When to choose partitioning:

  • Data has a natural time dimension, and queries often include a time range.

  • You want to keep the application unchanged.

When to choose sharding:

  • Partitioning no longer gives enough performance.

  • Queries rarely include a time range, but often include a user ID or similar.

  • You need to scale beyond what a single database instance can handle.

Rule of thumb: If partitioning works, don’t shard. Sharding is a last resort, not a first option.

05 A Real Story: 300 Million Orders – A Three‑Step Evolution

An e‑commerce company’s orders table grew to 300 million rows over three years. They evolved through three stages.

Stage 1: Partitioning
They partitioned by month on create_time. Queries for a single user’s orders without a time range still scanned all partitions. They added a composite index (user_id, create_time). Queries could use the index and also benefit from partition pruning. Partitioning carried them to 150 million rows.

Stage 2: Archiving
They moved orders older than one year to a historical database. The active database now held only one year of data – about 50 million rows. Performance was restored.

Stage 3: Horizontal sharding
As the business grew further, even the active database became too large. They sharded by user_id (hash) into 16 shards. Queries for a user’s orders now touched a single shard. Analytical reports were moved to a separate data warehouse.

Today, the orders table has over 500 million rows. Each shard holds roughly 30 million rows – a manageable size. Queries are fast again.

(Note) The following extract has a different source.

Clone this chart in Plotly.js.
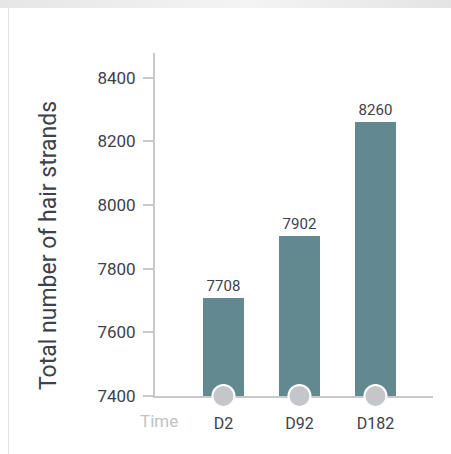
<!DOCTYPE html>
<html>
<head>
<meta charset="utf-8">
<script src="https://cdn.plot.ly/plotly-3.0.1.min.js"></script>
<style>
  html, body { margin: 0; padding: 0; background: #ffffff; }
  #wrap { position: relative; width: 451px; height: 454px; overflow: hidden; }
  #band { position: absolute; left: 0; top: 0; width: 451px; height: 8px;
          background: linear-gradient(to right, #e6e6e6, #f4f4f4 55%, #e4e4e4); }
  #edge { position: absolute; left: 8px; top: 8px; width: 1px; height: 446px; background: #e2e2e2; }
  #chart { position: absolute; left: 0; top: 0; width: 451px; height: 454px; }
</style>
</head>
<body>
<div id="wrap">
  <div id="band"></div>
  <div id="edge"></div>
  <div id="chart"></div>
</div>
<script>
// Hair strand counts at each visit
const visits = ['D2', 'D92', 'D182'];
const strandCounts = [7708, 7902, 8260];
const yTicks = [7400, 7600, 7800, 8000, 8200, 8400];
const baseValue = 7400;

const FONT = 'Roboto, "Liberation Sans", sans-serif';
const INK = '#3c414b';

const bars = {
  type: 'bar',
  x: visits,
  y: strandCounts,
  width: 0.54,
  marker: { color: '#62898f' },
  text: strandCounts.map(String),
  textposition: 'outside',
  textfont: { family: FONT, size: 15, color: INK },
  cliponaxis: false,
  hoverinfo: 'x+y'
};

// Grey dots sitting on the baseline under each bar
const dots = {
  type: 'scatter',
  mode: 'markers',
  x: visits,
  y: visits.map(() => baseValue),
  marker: { size: 22, color: '#c5c6ca', line: { color: '#ffffff', width: 2 } },
  cliponaxis: false,
  hoverinfo: 'skip'
};

const layout = {
  width: 451,
  height: 454,
  margin: { l: 155, r: 18, t: 53, b: 58 },
  paper_bgcolor: 'rgba(0,0,0,0)',
  plot_bgcolor: 'rgba(0,0,0,0)',
  showlegend: false,
  bargap: 0,
  xaxis: {
    type: 'category',
    range: [-0.901, 2.757],
    showline: true,
    linecolor: '#c9c9c9',
    linewidth: 2,
    layer: 'below traces',
    ticks: '',
    showgrid: false,
    zeroline: false,
    ticklabelstandoff: 12,
    tickfont: { family: FONT, size: 16, color: INK },
    fixedrange: true
  },
  yaxis: {
    range: [7400, 8478],
    tickvals: yTicks,
    ticktext: yTicks.map(String),
    showline: true,
    linecolor: '#c9c9c9',
    linewidth: 2,
    ticks: 'outside',
    ticklen: 10,
    tickwidth: 2,
    tickcolor: '#c9c9c9',
    showgrid: false,
    zeroline: false,
    ticklabelstandoff: 4,
    tickfont: { family: FONT, size: 17, color: INK },
    fixedrange: true
  },
  annotations: [
    {
      text: 'Total number of hair strands',
      xref: 'paper', yref: 'paper',
      x: -0.385, y: 0.44,
      xanchor: 'center', yanchor: 'middle',
      textangle: -90,
      showarrow: false,
      font: { family: FONT, size: 23, color: INK }
    },
    {
      text: 'Time',
      xref: 'x', yref: 'paper',
      x: -0.848, y: 0,
      xanchor: 'center', yanchor: 'top',
      yshift: -13,
      showarrow: false,
      font: { family: FONT, size: 17, color: '#c2c2c2' }
    }
  ]
};

Plotly.newPlot('chart', [bars, dots], layout, { displayModeBar: false, staticPlot: true });
</script>
</body>
</html>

Their tech lead said: “Partitioning bought us two years. Archiving bought us another year. Sharding was the last step – and only necessary when we exhausted everything else.”

The Bottom Line

When a single table grows to 100 million rows, don’t reach for sharding immediately. Start with partitioning – it’s simpler and often enough.

That client’s lead later summarised the decision order:
“First, optimise indexes. Then use read‑write splitting. Add caching if needed. Try partitioning. Only at the very end consider sharding.”

Your table is growing. Have you tried partitioning yet?